### THE PROBLEM
Give the listing again character for character, but drop the images.

### AVAILABLE DATA
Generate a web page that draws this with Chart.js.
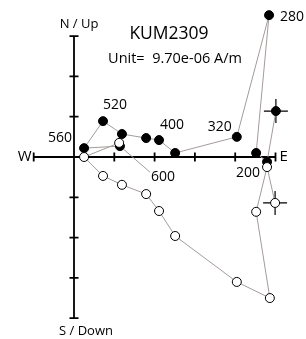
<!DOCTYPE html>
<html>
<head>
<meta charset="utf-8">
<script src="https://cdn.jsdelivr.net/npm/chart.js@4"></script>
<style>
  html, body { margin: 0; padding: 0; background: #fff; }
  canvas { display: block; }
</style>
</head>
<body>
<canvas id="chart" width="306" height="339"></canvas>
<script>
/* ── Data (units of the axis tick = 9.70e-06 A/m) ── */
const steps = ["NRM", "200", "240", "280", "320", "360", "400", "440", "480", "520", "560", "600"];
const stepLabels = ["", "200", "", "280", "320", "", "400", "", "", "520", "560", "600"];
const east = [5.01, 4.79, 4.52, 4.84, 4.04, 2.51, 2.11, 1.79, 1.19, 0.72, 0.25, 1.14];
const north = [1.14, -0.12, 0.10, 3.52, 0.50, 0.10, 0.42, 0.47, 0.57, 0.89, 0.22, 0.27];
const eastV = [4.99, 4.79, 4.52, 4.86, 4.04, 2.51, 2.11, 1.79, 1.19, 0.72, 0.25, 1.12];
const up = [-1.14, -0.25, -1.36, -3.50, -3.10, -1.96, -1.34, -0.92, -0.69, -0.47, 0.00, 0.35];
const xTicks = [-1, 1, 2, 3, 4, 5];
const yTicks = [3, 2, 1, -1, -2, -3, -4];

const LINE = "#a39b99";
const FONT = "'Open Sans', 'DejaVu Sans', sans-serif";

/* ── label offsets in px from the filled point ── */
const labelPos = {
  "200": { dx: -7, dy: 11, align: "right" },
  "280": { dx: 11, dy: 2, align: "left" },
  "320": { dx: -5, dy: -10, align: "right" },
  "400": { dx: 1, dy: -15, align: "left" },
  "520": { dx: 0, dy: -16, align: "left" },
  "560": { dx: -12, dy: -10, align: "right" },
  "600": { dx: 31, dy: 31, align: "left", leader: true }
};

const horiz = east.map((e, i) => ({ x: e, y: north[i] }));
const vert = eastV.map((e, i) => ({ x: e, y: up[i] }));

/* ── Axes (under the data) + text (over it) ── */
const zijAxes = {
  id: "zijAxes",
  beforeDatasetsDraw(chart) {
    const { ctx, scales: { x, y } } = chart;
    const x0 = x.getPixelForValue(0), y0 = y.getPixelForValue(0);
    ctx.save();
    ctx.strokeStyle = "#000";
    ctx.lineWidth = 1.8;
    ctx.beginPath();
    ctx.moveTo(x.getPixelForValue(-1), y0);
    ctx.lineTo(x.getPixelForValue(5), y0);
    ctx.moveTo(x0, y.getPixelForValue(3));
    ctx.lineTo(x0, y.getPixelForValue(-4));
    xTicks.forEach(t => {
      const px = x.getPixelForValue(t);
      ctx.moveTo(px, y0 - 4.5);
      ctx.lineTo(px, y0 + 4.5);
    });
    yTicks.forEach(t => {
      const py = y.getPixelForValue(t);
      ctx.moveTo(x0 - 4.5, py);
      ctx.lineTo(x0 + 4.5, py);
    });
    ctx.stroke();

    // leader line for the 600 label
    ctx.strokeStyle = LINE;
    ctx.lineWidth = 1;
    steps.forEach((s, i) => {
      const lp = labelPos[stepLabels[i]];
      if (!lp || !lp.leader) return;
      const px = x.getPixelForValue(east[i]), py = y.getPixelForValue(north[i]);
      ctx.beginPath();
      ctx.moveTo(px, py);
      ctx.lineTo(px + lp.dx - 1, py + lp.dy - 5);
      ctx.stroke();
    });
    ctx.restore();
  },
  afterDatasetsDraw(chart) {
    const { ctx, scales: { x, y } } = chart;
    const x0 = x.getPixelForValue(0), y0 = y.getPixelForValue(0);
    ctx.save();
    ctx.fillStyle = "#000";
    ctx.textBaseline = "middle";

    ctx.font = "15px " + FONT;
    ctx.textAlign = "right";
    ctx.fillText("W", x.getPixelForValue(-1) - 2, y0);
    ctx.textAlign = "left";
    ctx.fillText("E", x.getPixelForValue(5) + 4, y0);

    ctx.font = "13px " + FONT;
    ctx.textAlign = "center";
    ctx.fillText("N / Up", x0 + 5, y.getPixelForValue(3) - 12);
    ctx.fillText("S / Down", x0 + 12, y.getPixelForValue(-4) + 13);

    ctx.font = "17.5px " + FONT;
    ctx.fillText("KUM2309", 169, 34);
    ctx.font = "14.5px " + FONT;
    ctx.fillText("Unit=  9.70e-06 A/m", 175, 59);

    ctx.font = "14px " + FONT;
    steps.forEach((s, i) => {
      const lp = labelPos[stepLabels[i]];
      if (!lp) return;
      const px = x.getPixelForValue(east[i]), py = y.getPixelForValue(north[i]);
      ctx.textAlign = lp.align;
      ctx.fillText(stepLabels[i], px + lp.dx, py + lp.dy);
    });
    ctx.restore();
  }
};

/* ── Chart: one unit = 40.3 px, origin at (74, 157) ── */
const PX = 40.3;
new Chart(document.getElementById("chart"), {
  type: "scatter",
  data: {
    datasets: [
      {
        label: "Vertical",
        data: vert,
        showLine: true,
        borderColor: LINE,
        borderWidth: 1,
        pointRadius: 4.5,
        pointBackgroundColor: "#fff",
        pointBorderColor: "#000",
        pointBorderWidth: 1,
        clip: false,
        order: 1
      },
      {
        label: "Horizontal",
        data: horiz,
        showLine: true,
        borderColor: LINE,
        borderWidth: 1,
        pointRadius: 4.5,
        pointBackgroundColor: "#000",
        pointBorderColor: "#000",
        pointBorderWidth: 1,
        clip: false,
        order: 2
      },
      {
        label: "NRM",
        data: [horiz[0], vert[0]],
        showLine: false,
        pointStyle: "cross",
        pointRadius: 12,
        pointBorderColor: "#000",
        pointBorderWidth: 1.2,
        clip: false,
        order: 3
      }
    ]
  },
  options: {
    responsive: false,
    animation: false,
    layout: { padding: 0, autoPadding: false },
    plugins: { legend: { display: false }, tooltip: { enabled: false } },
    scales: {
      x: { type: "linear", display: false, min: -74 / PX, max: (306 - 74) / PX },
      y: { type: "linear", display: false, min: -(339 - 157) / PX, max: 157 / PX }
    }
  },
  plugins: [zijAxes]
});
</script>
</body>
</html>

### RESULT OF THIS EXERCISE
Generate a web page that draws this with Chart.js.
<!DOCTYPE html>
<html>
<head>
<meta charset="utf-8">
<script src="https://cdn.jsdelivr.net/npm/chart.js@4"></script>
<style>
  html, body { margin: 0; padding: 0; background: #fff; }
  canvas { display: block; }
</style>
</head>
<body>
<canvas id="chart" width="306" height="339"></canvas>
<script>
/* ── Data (units of the axis tick = 9.70e-06 A/m) ── */
const steps = ["NRM", "200", "240", "280", "320", "360", "400", "440", "480", "520", "560", "600"];
const stepLabels = ["", "200", "", "280", "320", "", "400", "", "", "520", "560", "600"];
const east = [5.01, 4.79, 4.52, 4.84, 4.04, 2.51, 2.11, 1.79, 1.19, 0.72, 0.25, 1.14];
const north = [1.14, -0.12, 0.10, 3.52, 0.50, 0.10, 0.42, 0.47, 0.57, 0.89, 0.22, 0.27];
const eastV = [4.99, 4.79, 4.52, 4.86, 4.04, 2.51, 2.11, 1.79, 1.19, 0.72, 0.25, 1.12];
const up = [-1.14, -0.25, -1.36, -3.50, -3.10, -1.96, -1.34, -0.92, -0.69, -0.47, 0.00, 0.35];
const xTicks = [-1, 1, 2, 3, 4, 5];
const yTicks = [3, 2, 1, -1, -2, -3, -4];

const LINE = "#a39b99";
const FONT = "'Open Sans', 'DejaVu Sans', sans-serif";

/* ── label offsets in px from the filled point ── */
const labelPos = {
  "200": { dx: -7, dy: 11, align: "right" },
  "280": { dx: 11, dy: 2, align: "left" },
  "320": { dx: -5, dy: -10, align: "right" },
  "400": { dx: 1, dy: -15, align: "left" },
  "520": { dx: 0, dy: -16, align: "left" },
  "560": { dx: -12, dy: -10, align: "right" },
  "600": { dx: 31, dy: 31, align: "left", leader: true }
};

const horiz = east.map((e, i) => ({ x: e, y: north[i] }));
const vert = eastV.map((e, i) => ({ x: e, y: up[i] }));

/* ── Axes (under the data) + text (over it) ── */
const zijAxes = {
  id: "zijAxes",
  beforeDatasetsDraw(chart) {
    const { ctx, scales: { x, y } } = chart;
    const x0 = x.getPixelForValue(0), y0 = y.getPixelForValue(0);
    ctx.save();
    ctx.strokeStyle = "#000";
    ctx.lineWidth = 1.8;
    ctx.beginPath();
    ctx.moveTo(x.getPixelForValue(-1), y0);
    ctx.lineTo(x.getPixelForValue(5), y0);
    ctx.moveTo(x0, y.getPixelForValue(3));
    ctx.lineTo(x0, y.getPixelForValue(-4));
    xTicks.forEach(t => {
      const px = x.getPixelForValue(t);
      ctx.moveTo(px, y0 - 4.5);
      ctx.lineTo(px, y0 + 4.5);
    });
    yTicks.forEach(t => {
      const py = y.getPixelForValue(t);
      ctx.moveTo(x0 - 4.5, py);
      ctx.lineTo(x0 + 4.5, py);
    });
    ctx.stroke();

    // leader line for the 600 label
    ctx.strokeStyle = LINE;
    ctx.lineWidth = 1;
    steps.forEach((s, i) => {
      const lp = labelPos[stepLabels[i]];
      if (!lp || !lp.leader) return;
      const px = x.getPixelForValue(east[i]), py = y.getPixelForValue(north[i]);
      ctx.beginPath();
      ctx.moveTo(px, py);
      ctx.lineTo(px + lp.dx - 1, py + lp.dy - 5);
      ctx.stroke();
    });
    ctx.restore();
  },
  afterDatasetsDraw(chart) {
    const { ctx, scales: { x, y } } = chart;
    const x0 = x.getPixelForValue(0), y0 = y.getPixelForValue(0);
    ctx.save();
    ctx.fillStyle = "#000";
    ctx.textBaseline = "middle";

    ctx.font = "15px " + FONT;
    ctx.textAlign = "right";
    ctx.fillText("W", x.getPixelForValue(-1) - 2, y0);
    ctx.textAlign = "left";
    ctx.fillText("E", x.getPixelForValue(5) + 4, y0);

    ctx.font = "13px " + FONT;
    ctx.textAlign = "center";
    ctx.fillText("N / Up", x0 + 5, y.getPixelForValue(3) - 12);
    ctx.fillText("S / Down", x0 + 12, y.getPixelForValue(-4) + 13);

    ctx.font = "17.5px " + FONT;
    ctx.fillText("KUM2309", 169, 34);
    ctx.font = "14.5px " + FONT;
    ctx.fillText("Unit=  9.70e-06 A/m", 175, 59);

    ctx.font = "14px " + FONT;
    steps.forEach((s, i) => {
      const lp = labelPos[stepLabels[i]];
      if (!lp) return;
      const px = x.getPixelForValue(east[i]), py = y.getPixelForValue(north[i]);
      ctx.textAlign = lp.align;
      ctx.fillText(stepLabels[i], px + lp.dx, py + lp.dy);
    });
    ctx.restore();
  }
};

/* ── Chart: one unit = 40.3 px, origin at (74, 157) ── */
const PX = 40.3;
new Chart(document.getElementById("chart"), {
  type: "scatter",
  data: {
    datasets: [
      {
        label: "Vertical",
        data: vert,
        showLine: true,
        borderColor: LINE,
        borderWidth: 1,
        pointRadius: 4.5,
        pointBackgroundColor: "#fff",
        pointBorderColor: "#000",
        pointBorderWidth: 1,
        clip: false,
        order: 1
      },
      {
        label: "Horizontal",
        data: horiz,
        showLine: true,
        borderColor: LINE,
        borderWidth: 1,
        pointRadius: 4.5,
        pointBackgroundColor: "#000",
        pointBorderColor: "#000",
        pointBorderWidth: 1,
        clip: false,
        order: 2
      },
      {
        label: "NRM",
        data: [horiz[0], vert[0]],
        showLine: false,
        pointStyle: "cross",
        pointRadius: 12,
        pointBorderColor: "#000",
        pointBorderWidth: 1.2,
        clip: false,
        order: 3
      }
    ]
  },
  options: {
    responsive: false,
    animation: false,
    layout: { padding: 0, autoPadding: false },
    plugins: { legend: { display: false }, tooltip: { enabled: false } },
    scales: {
      x: { type: "linear", display: false, min: -74 / PX, max: (306 - 74) / PX },
      y: { type: "linear", display: false, min: -(339 - 157) / PX, max: 157 / PX }
    }
  },
  plugins: [zijAxes]
});
</script>
</body>
</html>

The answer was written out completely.